The ongoing industry-wide factors most relevant to our Restaurant segment include: the economy, sales trends, labor and fringe benefit expenses, commodity prices, energy prices, competition, consumer acceptance, restaurant openings and closings, governmental initiatives, food safety and weather. For the third quarter of fiscal 2012, the factors that had the greatest positive impact on our Restaurant segment performance were an improvement in same-store sales performance at both Bob Evans and Mimi’s, a reduction in labor hours, lower health insurance costs and lower utility costs. The factor that had the greatest negative impact was high commodity costs, which was offset by ongoing efficiency initiatives including the actual versus theoretical food cost programs.

In the third quarter of fiscal 2012, same-store sales increased 1.6% at Bob Evans Restaurants and decreased 3.4% at Mimi’s compared to the corresponding period last year. Restaurant segment operating income increased $8.4 million in the third quarter of fiscal 2012 compared to the corresponding period last year.

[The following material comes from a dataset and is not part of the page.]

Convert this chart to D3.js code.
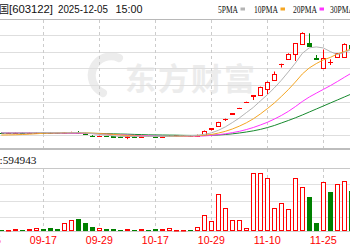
<!DOCTYPE html>
<html>
<head>
<meta charset="utf-8">
<script src="https://cdn.jsdelivr.net/npm/d3@7"></script>
<style>
  body { margin: 0; background: #fff; }
  svg { display: block; }
</style>
</head>
<body>
<div id="chart"></div>
<script>
// trading days shown in the window (11-19..11-21 suspended)
const dates = [
  "09-09","09-10","09-11","09-12","09-15","09-16","09-17","09-18","09-19","09-22",
  "09-23","09-24","09-25","09-26","09-29","09-30","10-09","10-10","10-13","10-14",
  "10-15","10-16","10-17","10-20","10-21","10-22","10-23","10-24","10-27","10-28",
  "10-29","10-30","10-31","11-03","11-04","11-05","11-06","11-07","11-10","11-11",
  "11-12","11-13","11-14","11-17","11-18","11-24","11-25","11-26","11-27","11-28",
  "12-01"
];
const open = [
  9.05, 9.00, 9.02, 9.06, 9.01, 9.03, 9.08, 9.05, 9.00, 8.95,
  9.09, 9.11, 9.00, 8.70, 8.58, 8.64, 8.59, 8.57, 8.54, 8.60,
  8.57, 8.62, 8.58, 8.56, 8.62, 8.68, 8.71, 8.75, 8.70, 8.80,
  9.50, 9.90, 10.68, 11.33, 11.98, 12.76, 13.49, 13.56, 14.22, 15.36,
  17.29, 17.84, 18.54, 19.74, 19.80, 18.02, 16.76, 17.48, 18.12, 18.12,
  19.56
];
const high = [
  9.07, 9.05, 9.08, 9.07, 9.06, 9.10, 9.09, 9.07, 9.02, 9.12,
  9.15, 9.24, 9.02, 8.74, 8.66, 8.65, 8.62, 8.59, 8.62, 8.61,
  8.63, 8.63, 8.59, 8.63, 8.69, 8.72, 8.76, 8.76, 8.80, 9.30,
  9.56, 10.34, 10.73, 11.38, 12.02, 12.76, 13.51, 14.56, 15.18, 16.38,
  17.32, 18.56, 19.80, 21.08, 20.96, 18.36, 19.02, 17.84, 18.60, 19.76,
  20.16
];
const low = [
  8.98, 8.98, 9.00, 9.00, 8.99, 9.02, 9.03, 8.98, 8.95, 8.93,
  9.07, 9.00, 8.82, 8.56, 8.56, 8.57, 8.55, 8.52, 8.26, 8.55,
  8.55, 8.56, 8.54, 8.55, 8.61, 8.66, 8.70, 8.68, 8.69, 8.76,
  9.30, 9.84, 10.44, 11.22, 11.93, 12.76, 12.96, 13.44, 13.68, 15.30,
  16.86, 17.76, 17.64, 19.68, 19.38, 17.81, 16.73, 17.16, 18.00, 18.06,
  18.96
];
const close = [
  9.00, 9.02, 9.06, 9.01, 9.04, 9.08, 9.05, 9.00, 8.96, 9.09,
  9.13, 9.02, 8.84, 8.60, 8.64, 8.59, 8.57, 8.54, 8.60, 8.57,
  8.62, 8.58, 8.56, 8.62, 8.68, 8.71, 8.75, 8.70, 8.78, 9.26,
  9.56, 10.32, 10.70, 11.38, 12.02, 12.76, 13.51, 14.52, 15.14, 16.14,
  17.32, 18.54, 19.76, 21.06, 19.44, 17.84, 17.96, 17.52, 18.56, 19.74,
  19.20
];
const volume = [
  15000, 15000, 20000, 15000, 20000, 27000, 20000, 30000, 20000, 83000,
  110000, 120000, 80000, 45000, 30000, 20000, 20000, 15000, 20000, 15000,
  20000, 15000, 20000, 20000, 30000, 15000, 15000, 15000, 40000, 160000,
  100000, 370000, 230000, 110000, 110000, 30000, 580000, 580000, 530000, 230000,
  280000, 220000, 530000, 440000, 340000, 80000, 490000, 390000, 470000, 500000,
  400000
];
const ma5 = [
  9.02, 9.02, 9.02, 9.02, 9.02, 9.05, 9.05, 9.04, 9.02, 9.02,
  9.04, 9.04, 9.00, 8.93, 8.84, 8.74, 8.65, 8.59, 8.59, 8.58,
  8.59, 8.58, 8.58, 8.59, 8.60, 8.63, 8.66, 8.69, 8.72, 8.84,
  9.01, 9.32, 9.73, 10.25, 10.80, 11.44, 12.07, 12.84, 13.58, 14.41,
  15.32, 16.33, 17.38, 18.56, 19.22, 19.33, 19.21, 18.77, 18.42, 18.66,
  19.02
];
const ma10 = [
  8.76, 8.77, 8.79, 8.82, 8.86, 8.91, 8.96, 8.99, 9.01, 9.03,
  9.04, 9.04, 9.01, 8.98, 8.93, 8.88, 8.83, 8.76, 8.70, 8.65,
  8.62, 8.59, 8.58, 8.58, 8.59, 8.60, 8.62, 8.64, 8.66, 8.74,
  8.82, 8.99, 9.20, 9.48, 9.82, 10.22, 10.70, 11.28, 11.92, 12.60,
  13.38, 14.20, 15.11, 16.08, 16.81, 17.33, 17.77, 18.07, 18.48, 18.78,
  19.08
];
const ma20 = [
  9.02, 9.02, 9.02, 9.02, 9.02, 9.02, 9.01, 9.00, 8.99, 8.98,
  8.98, 8.96, 8.95, 8.93, 8.89, 8.86, 8.82, 8.78, 8.75, 8.71,
  8.68, 8.64, 8.62, 8.60, 8.59, 8.59, 8.59, 8.60, 8.62, 8.65,
  8.71, 8.80, 8.90, 9.04, 9.20, 9.41, 9.66, 9.96, 10.28, 10.67,
  11.10, 11.59, 12.16, 12.78, 13.32, 13.78, 14.23, 14.68, 15.17, 15.68,
  16.18
];
const ma30 = [
  8.99, 8.99, 8.99, 8.99, 8.99, 8.99, 8.99, 8.98, 8.98, 8.98,
  8.98, 8.98, 8.97, 8.96, 8.95, 8.93, 8.90, 8.88, 8.86, 8.83,
  8.81, 8.78, 8.77, 8.76, 8.75, 8.74, 8.72, 8.71, 8.71, 8.71,
  8.72, 8.76, 8.82, 8.90, 9.00, 9.12, 9.26, 9.43, 9.65, 9.90,
  10.20, 10.50, 10.82, 11.16, 11.52, 11.88, 12.24, 12.60, 12.96, 13.32,
  13.68
];
const axisDates = ["09-05", "09-17", "09-29", "10-17", "10-29", "11-10", "11-25"];
const gridPrices = [8.76, 10.76, 12.76, 14.76, 16.76, 18.76, 20.76];
const maNames = ["5PMA", "10PMA", "20PMA", "30PMA"];
const maColors = ["#b4b4b4", "#f5a623", "#ff33ff", "#178a2e"];
const lastVolume = "594943";

const W = 350, H = 250;
const RED = "#ff0000", GREEN = "#008000";

const svg = d3.select("#chart").append("svg")
  .attr("width", W).attr("height", H)
  .style("font-family", "'Liberation Sans', Arial, sans-serif");

svg.append("rect").attr("width", W).attr("height", H).attr("fill", "#fff");

const x = d3.scalePoint().domain(dates).range([1.3, 351.3]);
const step = x.step();
// 09-05 sits two sessions left of the first drawn candle
const xAt = (d) => (dates.includes(d) ? x(d) : x(dates[0]) - step * 2);
const y = d3.scaleLinear().domain([8.76, 20.76]).range([135, 35]);
const v = d3.scaleLinear().domain([0, 630000]).range([231, 168]);
const px = (n) => Math.round(n) + 0.5;

// watermark
const wm = svg.append("g").attr("fill", "#ececec");
wm.append("path")
  .attr("d", "M119,58 A19,19 0 0 0 103,93")
  .attr("fill", "none").attr("stroke", "#ececec")
  .attr("stroke-width", 8).attr("stroke-linecap", "round");
wm.append("text")
  .attr("x", 125).attr("y", 90)
  .attr("font-family", "'Noto Sans CJK SC', sans-serif")
  .attr("font-size", 31).attr("font-weight", "bold")
  .attr("letter-spacing", 2)
  .text("东方财富");

// frame lines
svg.append("line").attr("x1", 0).attr("x2", W).attr("y1", 19.5).attr("y2", 19.5)
  .attr("stroke", "#b8b8b8");
svg.append("line").attr("x1", 0).attr("x2", W).attr("y1", 149).attr("y2", 149)
  .attr("stroke", "#bdbdbd").attr("stroke-width", 2);
svg.append("line").attr("x1", 0).attr("x2", W).attr("y1", 168.5).attr("y2", 168.5)
  .attr("stroke", "#c8c8c8");
svg.append("line").attr("x1", 0).attr("x2", W).attr("y1", 231.5).attr("y2", 231.5)
  .attr("stroke", "#cccccc");

// price grid
svg.append("g").selectAll("line").data(gridPrices).enter().append("line")
  .attr("x1", 0).attr("x2", W)
  .attr("y1", (d) => px(y(d))).attr("y2", (d) => px(y(d)))
  .attr("stroke", "#dedede");

// volume grid (panel quarters)
const volGrid = d3.scaleLinear().domain([0, 4]).range([233, 168]);
svg.append("g").selectAll("line").data([1, 2, 3]).enter().append("line")
  .attr("x1", 0).attr("x2", W)
  .attr("y1", (d) => px(volGrid(d))).attr("y2", (d) => px(volGrid(d)))
  .attr("stroke", "#e0e0e0");

// dashed date lines
const vg = svg.append("g").attr("stroke", "#cccccc").attr("stroke-dasharray", "3,3");
axisDates.forEach((d) => {
  const xx = px(xAt(d));
  vg.append("line").attr("x1", xx).attr("x2", xx).attr("y1", 20).attr("y2", 148);
  vg.append("line").attr("x1", xx).attr("x2", xx).attr("y1", 169).attr("y2", 231);
});

// candles
const isUp = (i) =>
  close[i] > open[i] || (close[i] === open[i] && (i === 0 || close[i] >= close[i - 1]));
const cg = svg.append("g");
dates.forEach((d, i) => {
  const cx = px(x(d));
  const up = isUp(i);
  const col = up ? RED : GREEN;
  const top = px(Math.min(y(open[i]), y(close[i])));
  const bot = px(Math.max(y(open[i]), y(close[i])));
  const yh = y(high[i]), yl = y(low[i]);
  if (bot - top < 1) {
    cg.append("line").attr("x1", cx - 2.5).attr("x2", cx + 2.5)
      .attr("y1", top).attr("y2", top).attr("stroke", col);
    if (yh < top - 0.5) cg.append("line").attr("x1", cx).attr("x2", cx)
      .attr("y1", yh).attr("y2", top).attr("stroke", col);
    if (yl > top + 0.5) cg.append("line").attr("x1", cx).attr("x2", cx)
      .attr("y1", top).attr("y2", yl).attr("stroke", col);
  } else if (up) {
    cg.append("line").attr("x1", cx).attr("x2", cx).attr("y1", yh).attr("y2", top).attr("stroke", col);
    cg.append("line").attr("x1", cx).attr("x2", cx).attr("y1", bot).attr("y2", yl).attr("stroke", col);
    cg.append("rect").attr("x", cx - 2).attr("y", top).attr("width", 4)
      .attr("height", bot - top).attr("fill", "#fff").attr("stroke", col);
  } else {
    cg.append("line").attr("x1", cx).attr("x2", cx).attr("y1", yh).attr("y2", yl).attr("stroke", col);
    cg.append("rect").attr("x", cx - 2.5).attr("y", top - 0.5).attr("width", 5)
      .attr("height", bot - top + 1).attr("fill", col);
  }
});

// moving averages
const line = d3.line().x((d, i) => x(dates[i])).y((d) => y(d));
[ma30, ma20, ma10, ma5].forEach((s, j) => {
  svg.append("path").datum(s)
    .attr("d", line)
    .attr("fill", "none")
    .attr("stroke", maColors[3 - j])
    .attr("stroke-width", 1);
});

// volume bars, coloured against the previous close
const vgBars = svg.append("g");
dates.forEach((d, i) => {
  const cx = px(x(d));
  const rising = i === 0 ? close[i] >= open[i] : close[i] >= close[i - 1];
  const yt = Math.round(v(volume[i]));
  if (rising) {
    vgBars.append("rect").attr("x", cx - 2).attr("y", yt + 0.5)
      .attr("width", 4).attr("height", Math.max(0.5, 230.5 - (yt + 0.5)))
      .attr("fill", "#fff").attr("stroke", RED);
  } else {
    vgBars.append("rect").attr("x", cx - 2.5).attr("y", yt)
      .attr("width", 5).attr("height", 231 - yt).attr("fill", GREEN);
  }
});

// header
const hdr = svg.append("g").attr("font-size", 11).attr("fill", "#111");
hdr.append("text").attr("x", 9).attr("y", 12.5).attr("text-anchor", "end")
  .attr("font-family", "'Noto Sans CJK SC', sans-serif").attr("font-size", 10)
  .text("合富中国");
hdr.append("text").attr("x", 9).attr("y", 12.5)
  .attr("textLength", 44).attr("lengthAdjust", "spacingAndGlyphs").text("[603122]");
hdr.append("text").attr("x", 58).attr("y", 12.5)
  .attr("textLength", 50).attr("lengthAdjust", "spacingAndGlyphs").text("2025-12-05");
hdr.append("text").attr("x", 115.5).attr("y", 12.5)
  .attr("textLength", 27).attr("lengthAdjust", "spacingAndGlyphs").text("15:00");

// legend
const legX = [218, 254, 293, 330];
const legW = [20, 24, 24, 24];
const leg = svg.append("g").attr("font-family", "'Liberation Serif', serif").attr("font-size", 11);
maNames.forEach((n, i) => {
  leg.append("text").attr("x", legX[i]).attr("y", 12.5).attr("fill", "#111")
    .attr("textLength", legW[i]).attr("lengthAdjust", "spacingAndGlyphs").text(n);
  leg.append("rect").attr("x", legX[i] + legW[i] + 2.5).attr("y", 7.5)
    .attr("width", 4.5).attr("height", 3).attr("fill", maColors[i]);
});

// volume label
svg.append("text").attr("x", 0).attr("y", 164).attr("text-anchor", "end")
  .attr("font-family", "'Noto Sans CJK SC', sans-serif").attr("font-size", 11)
  .text("成交量");
svg.append("text").attr("x", -0.5).attr("y", 164)
  .attr("font-family", "'Liberation Serif', serif").attr("font-size", 11).attr("fill", "#111")
  .attr("textLength", 37).attr("lengthAdjust", "spacingAndGlyphs")
  .text(":" + lastVolume);

// date labels
svg.append("g").selectAll("text").data(axisDates).enter().append("text")
  .attr("x", (d) => xAt(d) - 13.5).attr("y", 244)
  .attr("font-size", 11)
  .style("fill", RED)
  .attr("textLength", 27).attr("lengthAdjust", "spacingAndGlyphs")
  .text((d) => d);
</script>
</body>
</html>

The improvement in same-store sales is due to favorable reception to our marketing programs, favorable weather and a change to our promotional gift card program. The gift card program in the prior year included a higher promotional component, which negatively impacted net sales to a greater extent than the current year program. We remain focused on improving same-store sales at Bob Evans Restaurants and Mimi’s through menu and marketing initiatives designed to highlight sales layers and value messaging, as well as through “Farm Fresh Refresh” in our Bob Evans Restaurants. We also continue our efforts to control labor and food costs. Our goal is to drive incremental profitable traffic in our restaurants.

Foods Segment Overview

The ongoing industry-wide factors most relevant to our Foods segment include: sow availability and costs, other commodity costs, transportation and energy costs, competition, governmental regulations, food safety, the economy and consumer acceptance. In the third quarter of fiscal 2012, net sales increased $0.1 million, and total pounds sold increased 0.9%, compared to the corresponding period last year. The factors that had the greatest positive impact on our Foods segment profitability were market share gains in our sausage and side dish categories and additional points of distribution. The factor that had the greatest negative impact on our Foods segment profitability was high sow costs. We estimate that a $1.00 change in the average cost per hundredweight of sows impacts the Foods segment’s annual cost of sales by approximately $1.0 million.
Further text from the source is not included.